Among the records that follow, find the line with "Convert this chart to Apache ECharts code." and the line with "10: [31, 0]". Set down those lines and all lines between them exactly, without adding anything.

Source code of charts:
───

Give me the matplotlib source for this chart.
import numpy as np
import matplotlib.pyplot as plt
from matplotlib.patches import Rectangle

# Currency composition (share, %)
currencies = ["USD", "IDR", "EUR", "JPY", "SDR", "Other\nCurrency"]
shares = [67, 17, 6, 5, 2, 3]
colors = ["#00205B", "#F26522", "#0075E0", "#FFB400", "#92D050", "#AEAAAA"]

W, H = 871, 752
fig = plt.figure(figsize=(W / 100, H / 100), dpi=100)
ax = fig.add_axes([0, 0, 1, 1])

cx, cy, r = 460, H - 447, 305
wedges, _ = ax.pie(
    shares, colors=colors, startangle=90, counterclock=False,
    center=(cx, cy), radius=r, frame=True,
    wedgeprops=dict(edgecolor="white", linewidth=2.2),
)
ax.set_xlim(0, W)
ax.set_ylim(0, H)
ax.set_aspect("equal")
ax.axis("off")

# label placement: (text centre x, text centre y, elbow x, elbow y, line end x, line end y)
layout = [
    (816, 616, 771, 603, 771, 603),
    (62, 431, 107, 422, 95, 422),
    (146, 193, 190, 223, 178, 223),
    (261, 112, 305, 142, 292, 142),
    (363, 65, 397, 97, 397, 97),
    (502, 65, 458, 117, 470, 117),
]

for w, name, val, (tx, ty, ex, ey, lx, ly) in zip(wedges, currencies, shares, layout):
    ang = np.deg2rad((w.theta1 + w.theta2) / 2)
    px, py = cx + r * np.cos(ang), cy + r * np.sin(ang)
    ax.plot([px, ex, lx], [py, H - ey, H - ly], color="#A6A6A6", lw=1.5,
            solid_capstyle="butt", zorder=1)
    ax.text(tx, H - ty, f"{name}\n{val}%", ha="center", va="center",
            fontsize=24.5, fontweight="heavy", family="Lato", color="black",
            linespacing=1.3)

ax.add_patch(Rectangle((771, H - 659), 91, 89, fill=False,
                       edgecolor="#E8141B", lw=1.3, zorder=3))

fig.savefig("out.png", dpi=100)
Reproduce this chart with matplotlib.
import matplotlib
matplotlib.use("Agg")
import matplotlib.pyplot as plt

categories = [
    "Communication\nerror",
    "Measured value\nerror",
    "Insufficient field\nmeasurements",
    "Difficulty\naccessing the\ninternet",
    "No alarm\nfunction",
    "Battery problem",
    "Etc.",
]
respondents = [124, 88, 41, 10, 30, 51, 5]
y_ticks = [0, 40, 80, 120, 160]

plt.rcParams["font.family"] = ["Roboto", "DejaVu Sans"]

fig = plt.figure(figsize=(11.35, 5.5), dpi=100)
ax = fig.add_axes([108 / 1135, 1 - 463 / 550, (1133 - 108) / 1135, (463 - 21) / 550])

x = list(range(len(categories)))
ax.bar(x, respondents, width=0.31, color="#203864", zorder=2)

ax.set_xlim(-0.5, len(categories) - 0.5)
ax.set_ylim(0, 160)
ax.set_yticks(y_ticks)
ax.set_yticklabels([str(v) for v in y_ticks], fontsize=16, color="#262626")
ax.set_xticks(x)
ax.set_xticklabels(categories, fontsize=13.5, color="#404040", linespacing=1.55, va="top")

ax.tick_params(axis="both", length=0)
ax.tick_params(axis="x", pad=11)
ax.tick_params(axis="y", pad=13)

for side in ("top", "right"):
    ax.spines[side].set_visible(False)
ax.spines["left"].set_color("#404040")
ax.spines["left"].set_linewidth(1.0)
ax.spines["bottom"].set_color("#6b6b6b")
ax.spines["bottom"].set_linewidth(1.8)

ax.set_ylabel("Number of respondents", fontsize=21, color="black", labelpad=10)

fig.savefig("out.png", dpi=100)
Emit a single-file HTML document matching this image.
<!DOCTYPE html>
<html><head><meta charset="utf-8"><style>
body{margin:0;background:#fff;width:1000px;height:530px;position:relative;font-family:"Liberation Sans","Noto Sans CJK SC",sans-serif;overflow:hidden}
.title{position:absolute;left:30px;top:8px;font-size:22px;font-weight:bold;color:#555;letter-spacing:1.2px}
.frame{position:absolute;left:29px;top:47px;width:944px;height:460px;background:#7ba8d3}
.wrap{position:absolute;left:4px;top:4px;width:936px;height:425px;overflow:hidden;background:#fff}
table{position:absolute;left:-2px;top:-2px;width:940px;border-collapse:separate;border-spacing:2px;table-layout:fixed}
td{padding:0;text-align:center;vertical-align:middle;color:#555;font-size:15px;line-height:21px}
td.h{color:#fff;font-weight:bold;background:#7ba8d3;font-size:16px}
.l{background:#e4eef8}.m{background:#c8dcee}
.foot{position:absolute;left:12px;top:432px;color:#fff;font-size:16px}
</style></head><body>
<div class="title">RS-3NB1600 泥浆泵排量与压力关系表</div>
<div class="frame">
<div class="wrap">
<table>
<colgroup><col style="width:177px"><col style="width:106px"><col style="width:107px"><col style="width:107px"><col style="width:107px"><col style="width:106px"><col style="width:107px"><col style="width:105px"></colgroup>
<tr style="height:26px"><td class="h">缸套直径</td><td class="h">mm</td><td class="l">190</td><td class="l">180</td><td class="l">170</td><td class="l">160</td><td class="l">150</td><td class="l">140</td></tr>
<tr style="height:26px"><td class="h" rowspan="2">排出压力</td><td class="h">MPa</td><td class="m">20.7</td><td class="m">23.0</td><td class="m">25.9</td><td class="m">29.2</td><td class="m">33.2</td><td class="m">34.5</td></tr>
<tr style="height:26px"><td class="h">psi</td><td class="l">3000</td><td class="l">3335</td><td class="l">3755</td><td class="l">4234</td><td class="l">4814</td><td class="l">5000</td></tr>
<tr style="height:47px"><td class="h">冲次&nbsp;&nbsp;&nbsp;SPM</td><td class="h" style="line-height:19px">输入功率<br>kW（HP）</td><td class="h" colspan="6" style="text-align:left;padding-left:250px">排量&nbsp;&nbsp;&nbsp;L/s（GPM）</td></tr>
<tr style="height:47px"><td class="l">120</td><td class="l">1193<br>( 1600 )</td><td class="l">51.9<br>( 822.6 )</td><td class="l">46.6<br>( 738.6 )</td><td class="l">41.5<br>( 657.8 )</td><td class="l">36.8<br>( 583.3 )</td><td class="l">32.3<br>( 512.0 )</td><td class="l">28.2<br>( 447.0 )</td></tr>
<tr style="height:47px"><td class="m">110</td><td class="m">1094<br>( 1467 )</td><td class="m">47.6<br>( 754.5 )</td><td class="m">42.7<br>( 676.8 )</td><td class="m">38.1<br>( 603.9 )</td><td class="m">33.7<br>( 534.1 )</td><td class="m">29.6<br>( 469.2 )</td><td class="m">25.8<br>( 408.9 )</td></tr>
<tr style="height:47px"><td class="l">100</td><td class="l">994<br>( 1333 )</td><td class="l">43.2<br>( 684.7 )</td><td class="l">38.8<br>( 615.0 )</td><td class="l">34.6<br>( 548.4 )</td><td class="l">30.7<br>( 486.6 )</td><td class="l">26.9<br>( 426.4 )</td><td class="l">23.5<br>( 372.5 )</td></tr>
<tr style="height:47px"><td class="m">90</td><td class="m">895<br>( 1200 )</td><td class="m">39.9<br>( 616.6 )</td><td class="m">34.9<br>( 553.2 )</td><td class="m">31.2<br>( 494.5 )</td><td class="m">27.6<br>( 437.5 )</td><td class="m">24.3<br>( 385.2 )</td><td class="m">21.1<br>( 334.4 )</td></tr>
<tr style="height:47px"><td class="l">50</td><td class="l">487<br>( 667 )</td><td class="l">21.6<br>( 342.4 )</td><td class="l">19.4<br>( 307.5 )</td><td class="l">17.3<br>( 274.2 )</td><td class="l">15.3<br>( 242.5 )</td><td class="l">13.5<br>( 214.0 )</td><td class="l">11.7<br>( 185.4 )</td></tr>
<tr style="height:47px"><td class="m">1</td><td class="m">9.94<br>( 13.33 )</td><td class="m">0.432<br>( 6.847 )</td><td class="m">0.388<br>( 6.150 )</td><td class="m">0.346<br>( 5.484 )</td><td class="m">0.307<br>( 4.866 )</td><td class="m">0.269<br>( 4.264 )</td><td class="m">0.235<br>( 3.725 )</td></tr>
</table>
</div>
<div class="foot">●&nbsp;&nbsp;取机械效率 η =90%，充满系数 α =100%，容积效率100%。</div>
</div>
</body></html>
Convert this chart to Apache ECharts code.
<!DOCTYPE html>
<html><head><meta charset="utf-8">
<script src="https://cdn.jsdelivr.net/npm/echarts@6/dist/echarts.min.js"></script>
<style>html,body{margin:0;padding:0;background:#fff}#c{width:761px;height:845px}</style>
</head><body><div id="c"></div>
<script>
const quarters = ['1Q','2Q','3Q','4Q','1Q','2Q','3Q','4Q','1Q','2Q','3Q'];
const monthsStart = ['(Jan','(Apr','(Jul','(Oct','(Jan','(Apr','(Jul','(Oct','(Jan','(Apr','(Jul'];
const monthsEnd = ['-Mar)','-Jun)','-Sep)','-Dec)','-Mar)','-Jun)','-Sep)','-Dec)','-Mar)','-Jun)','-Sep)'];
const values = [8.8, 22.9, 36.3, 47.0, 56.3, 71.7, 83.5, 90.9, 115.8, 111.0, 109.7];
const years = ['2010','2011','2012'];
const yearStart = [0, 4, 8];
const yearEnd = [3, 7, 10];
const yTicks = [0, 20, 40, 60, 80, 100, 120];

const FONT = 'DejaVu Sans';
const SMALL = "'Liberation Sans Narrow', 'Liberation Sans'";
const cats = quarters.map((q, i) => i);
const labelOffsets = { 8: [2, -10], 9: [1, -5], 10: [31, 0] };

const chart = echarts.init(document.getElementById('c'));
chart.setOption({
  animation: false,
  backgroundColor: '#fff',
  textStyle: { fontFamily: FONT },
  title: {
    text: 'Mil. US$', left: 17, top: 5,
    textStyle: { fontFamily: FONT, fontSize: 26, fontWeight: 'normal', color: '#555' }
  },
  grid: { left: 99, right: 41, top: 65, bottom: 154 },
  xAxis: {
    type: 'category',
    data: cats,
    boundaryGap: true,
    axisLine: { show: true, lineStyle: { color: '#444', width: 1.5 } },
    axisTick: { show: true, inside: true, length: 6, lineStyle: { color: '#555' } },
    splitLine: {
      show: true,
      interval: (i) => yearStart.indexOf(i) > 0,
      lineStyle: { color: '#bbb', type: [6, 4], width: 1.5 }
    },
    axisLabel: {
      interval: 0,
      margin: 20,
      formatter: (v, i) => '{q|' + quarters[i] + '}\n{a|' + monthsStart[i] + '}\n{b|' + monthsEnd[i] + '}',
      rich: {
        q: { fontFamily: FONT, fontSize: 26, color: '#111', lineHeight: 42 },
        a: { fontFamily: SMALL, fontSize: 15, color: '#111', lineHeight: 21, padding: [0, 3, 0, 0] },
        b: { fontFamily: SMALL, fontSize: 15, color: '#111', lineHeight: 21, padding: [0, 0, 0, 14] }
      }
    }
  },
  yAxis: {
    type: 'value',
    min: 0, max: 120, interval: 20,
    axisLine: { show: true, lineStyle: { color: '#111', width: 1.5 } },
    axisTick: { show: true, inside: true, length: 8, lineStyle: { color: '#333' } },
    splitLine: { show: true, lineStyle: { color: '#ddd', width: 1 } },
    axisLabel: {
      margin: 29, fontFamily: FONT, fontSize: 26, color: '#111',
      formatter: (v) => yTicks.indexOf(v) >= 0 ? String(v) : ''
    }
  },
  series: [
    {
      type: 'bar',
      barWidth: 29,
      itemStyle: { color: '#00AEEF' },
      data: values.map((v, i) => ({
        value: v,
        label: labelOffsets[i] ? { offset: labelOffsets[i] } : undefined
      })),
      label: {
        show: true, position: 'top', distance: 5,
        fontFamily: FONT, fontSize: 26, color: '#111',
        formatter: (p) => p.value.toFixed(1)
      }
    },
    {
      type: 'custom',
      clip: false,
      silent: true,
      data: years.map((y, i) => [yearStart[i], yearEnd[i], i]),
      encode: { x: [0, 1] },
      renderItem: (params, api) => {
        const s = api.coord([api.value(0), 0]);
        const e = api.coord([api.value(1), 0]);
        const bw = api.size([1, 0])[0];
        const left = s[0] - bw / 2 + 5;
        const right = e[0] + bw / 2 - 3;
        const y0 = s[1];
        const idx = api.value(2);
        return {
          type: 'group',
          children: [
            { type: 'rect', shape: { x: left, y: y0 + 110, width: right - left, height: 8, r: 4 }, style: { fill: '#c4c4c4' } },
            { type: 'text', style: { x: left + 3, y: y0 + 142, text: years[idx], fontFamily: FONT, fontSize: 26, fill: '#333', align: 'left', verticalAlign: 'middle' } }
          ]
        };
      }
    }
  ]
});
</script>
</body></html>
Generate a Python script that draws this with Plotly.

───

◆ Response below:
Convert this chart to Apache ECharts code.
<!DOCTYPE html>
<html><head><meta charset="utf-8">
<script src="https://cdn.jsdelivr.net/npm/echarts@6/dist/echarts.min.js"></script>
<style>html,body{margin:0;padding:0;background:#fff}#c{width:761px;height:845px}</style>
</head><body><div id="c"></div>
<script>
const quarters = ['1Q','2Q','3Q','4Q','1Q','2Q','3Q','4Q','1Q','2Q','3Q'];
const monthsStart = ['(Jan','(Apr','(Jul','(Oct','(Jan','(Apr','(Jul','(Oct','(Jan','(Apr','(Jul'];
const monthsEnd = ['-Mar)','-Jun)','-Sep)','-Dec)','-Mar)','-Jun)','-Sep)','-Dec)','-Mar)','-Jun)','-Sep)'];
const values = [8.8, 22.9, 36.3, 47.0, 56.3, 71.7, 83.5, 90.9, 115.8, 111.0, 109.7];
const years = ['2010','2011','2012'];
const yearStart = [0, 4, 8];
const yearEnd = [3, 7, 10];
const yTicks = [0, 20, 40, 60, 80, 100, 120];

const FONT = 'DejaVu Sans';
const SMALL = "'Liberation Sans Narrow', 'Liberation Sans'";
const cats = quarters.map((q, i) => i);
const labelOffsets = { 8: [2, -10], 9: [1, -5], 10: [31, 0] };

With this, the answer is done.